"Kimileyin bir kum tanecigibu istiridyelerin kaslari aradina girip yerlesir ve eti tirmalamaya baslardi. Istiridye oz savunma icin puruzsuz, yapiskan bir sivi salgilar ve kum tanesini bununla kaplardi. Kimi zaman bu yabanci madde gelgit sirasinda suyla suruklenip istiridyenin etleri arasindan kurtulur, kimi zamanda istiridye yok olana degin icinde kalirdi. Bu sirada salgilama surer ve kum tanesi yapiskan siviyla kat kat kaplanirdi. Yuzyillardan beridir insanlar bu yaratiklarin bulundugu yere dalip istiridyeleri koparirlar, yararak acarlar ve salgiyla kaplanmis kum taneciklerini ararlar. Avcilarin yararak attiklari istiridyeleri kapmak ve kabugun icindeki eti kemirmek icin balik suruleri yatagin cevresinden ayrilmazdi." Aslinda sadece bir kum ve biraz salgi olan inciye o degeri yukleyen biz insanlariz. Biz degerli oldugunu dusunmesek incilerini almak icin istiridyelerin yasamina son vermeyecegiz. Istiridyenin oz-savunma icin urettigi bir seyin aslinda yasami icin en buyuk tehdit haline gelmesi de ayrica ironik.

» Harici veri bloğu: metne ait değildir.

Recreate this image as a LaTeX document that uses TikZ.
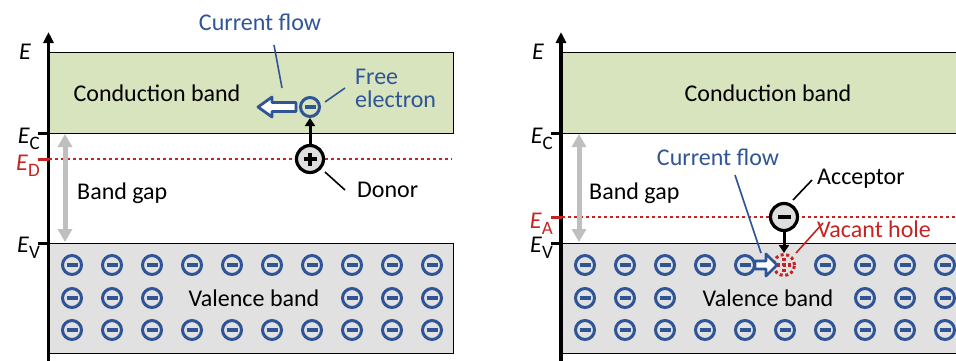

Romanin kahramani kino da tipki istiridyeler gibi. Once cocugunu kurtarmak icin bir inci arayisina cikar ve o zamana kadar kasabalilarin gordugu en iri, en guzel inciyi bulur. Bu da diger insanlarin ac gozluluk ve hasetle dikkatlerini bu aileye cevirmesine sebep olur.
Kinoya gelince ne zaman incinin parlak yuzeyinde asıl savundugu seyi(ailesini) degil farkli hayalleri gormeye baslayinca savundugunu da kaybeder, onun icin sonun baslangici olur.
Ve boylece Inci bitti. Guzel bir kitapti. Okumayan varsa tavsiye ederim.